— start Material shown —
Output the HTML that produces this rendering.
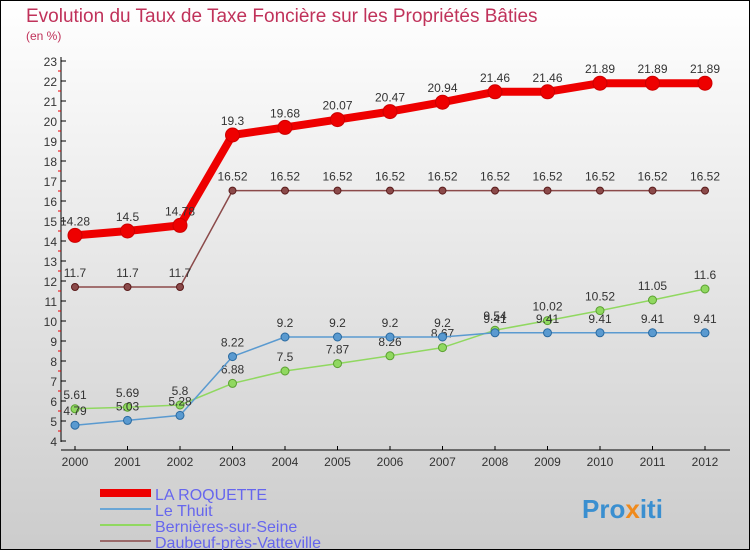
<!DOCTYPE html>
<html><head><meta charset="utf-8"><style>
body{margin:0;}
#c{width:750px;height:550px;position:relative;overflow:hidden;}
svg text{font-family:"Liberation Sans",sans-serif;}
</style></head><body>
<div id="c">
<svg id="s" width="750" height="550" xmlns="http://www.w3.org/2000/svg">
<defs><linearGradient id="bg" x1="0" y1="0" x2="0" y2="1"><stop offset="0" stop-color="#ffffff"/><stop offset="1" stop-color="#cccccc"/></linearGradient></defs>
<rect x="0.5" y="0.5" width="749" height="549" fill="url(#bg)" stroke="#000"/>
<text x="26" y="22" font-size="19" fill="#c0325a">Evolution du Taux de Taxe Foncière sur les Propriétés Bâties</text>
<text x="26" y="40" font-size="12" fill="#c0325a">(en %)</text>
<g id="axes"></g><g id="series"></g><g id="legend"></g>
<text x="582" y="518" font-size="26" font-weight="bold" fill="#3a8fd0">Pro<tspan fill="#f08a1c">x</tspan>iti</text>
</svg></div>
<script>
const years=["2000","2001","2002","2003","2004","2005","2006","2007","2008","2009","2010","2011","2012"];
const yTicks=[4,5,6,7,8,9,10,11,12,13,14,15,16,17,18,19,20,21,22,23];
const laRoquette=[14.28,14.5,14.78,19.3,19.68,20.07,20.47,20.94,21.46,21.46,21.89,21.89,21.89];
const leThuit=[4.79,5.03,5.28,8.22,9.2,9.2,9.2,9.2,9.41,9.41,9.41,9.41,9.41];
const bernieres=[5.61,5.69,5.8,6.88,7.5,7.87,8.26,8.67,9.54,10.02,10.52,11.05,11.6];
const daubeuf=[11.7,11.7,11.7,16.52,16.52,16.52,16.52,16.52,16.52,16.52,16.52,16.52,16.52];
const NS="http://www.w3.org/2000/svg";
const X=i=>75+i*52.5, Y=v=>61+(23-v)*20;
function mk(p,t,a){const e=document.createElementNS(NS,t);for(const k in a)e.setAttribute(k,a[k]);p.appendChild(e);return e;}
const ax=document.getElementById('axes');
let l=mk(ax,'line',{x1:61,y1:57,x2:61,y2:442,stroke:'#000'});


l=mk(ax,'line',{x1:61,y1:450,x2:730,y2:450,stroke:'#000'});


yTicks.forEach(v=>{
 mk(ax,'line',{x1:61,y1:Y(v),x2:66,y2:Y(v),stroke:'#000'});
 if(v<23)mk(ax,'line',{x1:58,y1:Y(v+0.5),x2:61,y2:Y(v+0.5),stroke:'#e00'});
 const t=mk(ax,'text',{x:57,y:Y(v)+5,'font-size':12,'text-anchor':'end',fill:'#333'});t.textContent=v;
 
 
});
years.forEach((y,i)=>{
 mk(ax,'line',{x1:X(i),y1:446,x2:X(i),y2:450,stroke:'#000'});
 const t=mk(ax,'text',{x:X(i),y:466,'font-size':12,'text-anchor':'middle',fill:'#333'});t.textContent=y;
 
 
});
const sg=document.getElementById('series');
function draw(vals,color,w,r,name,dark){
 const g=mk(sg,'g',{});
 
 
 mk(g,'polyline',{points:vals.map((v,i)=>X(i)+','+Y(v)).join(' '),fill:'none',stroke:color,'stroke-width':w,'stroke-linejoin':'round'});
 vals.forEach((v,i)=>{
  const c=mk(g,'circle',{cx:X(i),cy:Y(v),r:r,fill:color,stroke:dark,'stroke-width':1});
  
  
  const t=mk(g,'text',{x:X(i),y:Y(v)-10,'font-size':12,'text-anchor':'middle',fill:'#333'});t.textContent=v;
  
  
 });
}
draw(daubeuf,'#8b4a4a',1.5,3.5,'daubeuf-series','#5a1a1a');
draw(bernieres,'#90d860',1.5,4,'bernieres-series','#5aa030');
draw(leThuit,'#5a9ad0',1.5,4,'le-thuit-series','#2a6aa0');
draw(laRoquette,'#ee0000',8,7,'la-roquette-series','#cc0000');
const lg=document.getElementById('legend');
const items=[["LA ROQUETTE","#ee0000",8],["Le Thuit","#6aa6d6",2],["Bernières-sur-Seine","#90d860",2],["Daubeuf-près-Vatteville","#9b6a6a",2]];
items.forEach((it,i)=>{
 const y=493+i*16;
 const g=mk(lg,'g',{});
 
 
 mk(g,'line',{x1:100,y1:y,x2:151,y2:y,stroke:it[1],'stroke-width':it[2]});
 const t=mk(g,'text',{x:155,y:y+7,'font-size':16,fill:'#6666ee'});t.textContent=it[0];
});
</script>
</body></html>
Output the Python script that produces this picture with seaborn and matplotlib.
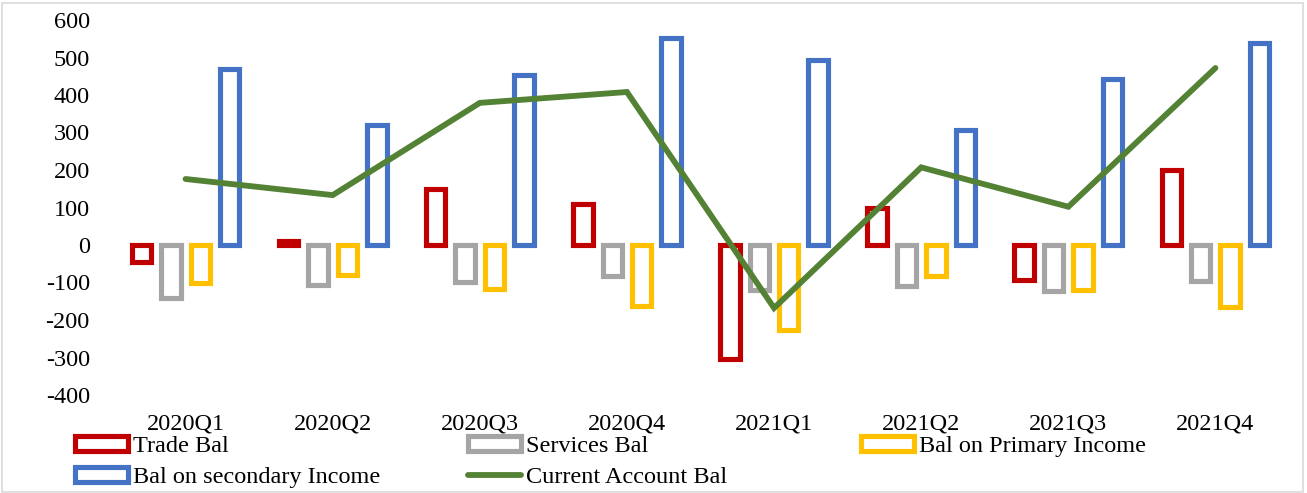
import matplotlib
matplotlib.use("Agg")
import matplotlib.pyplot as plt
from matplotlib.patches import Patch, Rectangle
from matplotlib.lines import Line2D
import seaborn as sns
import pandas as pd

quarters = ['2020Q1', '2020Q2', '2020Q3', '2020Q4', '2021Q1', '2021Q2', '2021Q3', '2021Q4']
trade_bal = [-45, 12, 150, 110, -305, 100, -92, 200]
services_bal = [-140, -106, -98, -83, -120, -110, -122, -97]
primary_income = [-100, -81, -117, -163, -226, -83, -119, -165]
secondary_income = [470, 319, 453, 553, 493, 307, 442, 540]
current_account = [176, 133, 379, 408, -168, 207, 102, 472]

series_names = ['Trade Bal', 'Services Bal', 'Bal on Primary Income', 'Bal on secondary Income']
line_name = 'Current Account Bal'
colors = ['#C00000', '#A5A5A5', '#FFC000', '#4472C4']
line_color = '#548235'
y_ticks = list(range(-400, 601, 100))

rows = []
for name, vals in zip(series_names, [trade_bal, services_bal, primary_income, secondary_income]):
    for q, v in zip(quarters, vals):
        rows.append({'Quarter': q, 'Value': v, 'Series': name})
df = pd.DataFrame(rows)

sns.set_theme(style='white')
plt.rcParams['font.family'] = ['Liberation Serif', 'DejaVu Serif']
plt.rcParams['axes.unicode_minus'] = False
plt.rcParams['text.color'] = 'black'

fig = plt.figure(figsize=(13.07, 4.93), dpi=100)
W, H = 1307, 493
ax = fig.add_axes([112 / W, 1 - 395 / H, (1289 - 112) / W, (395 - 20) / H])

sns.barplot(data=df, x='Quarter', y='Value', hue='Series', hue_order=series_names,
            order=quarters, palette=colors, fill=False, linewidth=3.7,
            width=0.8, gap=0.34, errorbar=None, legend=False, ax=ax)
sns.pointplot(x=quarters, y=current_account, order=quarters, color=line_color,
              markers='', linewidth=4.2, errorbar=None, ax=ax)
for ln in ax.lines:
    ln.set_linewidth(4.2)
    ln.set_solid_capstyle('round')
    ln.set_solid_joinstyle('miter')
    ln.set_zorder(5)

ax.set_xlim(-0.5, len(quarters) - 0.5)
ax.set_ylim(-400, 600)
ax.set_yticks(y_ticks)
ax.set_xlabel('')
ax.set_ylabel('')
for s in ax.spines.values():
    s.set_visible(False)
ax.grid(False)
ax.tick_params(axis='y', length=0, labelsize=17.5, pad=16, colors='black')
ax.tick_params(axis='x', length=0, labelsize=17.5, pad=13, colors='black')

def bar_handle(c):
    return Patch(facecolor='white', edgecolor=c, linewidth=3.7)

legend_kw = dict(frameon=False, fontsize=17.5, handlelength=2.2, handleheight=0.6,
                 handletextpad=0.17, labelspacing=0.4, borderpad=0, borderaxespad=0,
                 loc='upper left', labelcolor='black')
top = 1 - 436 / H
col1 = fig.legend([bar_handle(colors[0]), bar_handle(colors[3])],
                  [series_names[0], series_names[3]],
                  bbox_to_anchor=(75 / W, top), **legend_kw)
col2 = fig.legend([bar_handle(colors[1]), Line2D([], [], color=line_color, linewidth=4.2, solid_capstyle='round')],
                  [series_names[1], line_name],
                  bbox_to_anchor=(468 / W, top), **legend_kw)
col3 = fig.legend([bar_handle(colors[2])], [series_names[2]],
                  bbox_to_anchor=(861 / W, top), **legend_kw)

fig.patches.append(Rectangle((2 / W, 1 / H), 1301 / W, 489 / H, transform=fig.transFigure,
                             fill=False, edgecolor='#D9D9D9', linewidth=1.2))

fig.savefig('out.png', dpi=100)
— end Material shown —
What the task requires:
Every line from the one containing "Output the Python" to the one containing "import pandas as pd" should be output exactly, both ends included. Nothing else goes in, and no pictures either.

Reply:
Output the Python script that produces this picture with seaborn and matplotlib.
import matplotlib
matplotlib.use("Agg")
import matplotlib.pyplot as plt
from matplotlib.patches import Patch, Rectangle
from matplotlib.lines import Line2D
import seaborn as sns
import pandas as pd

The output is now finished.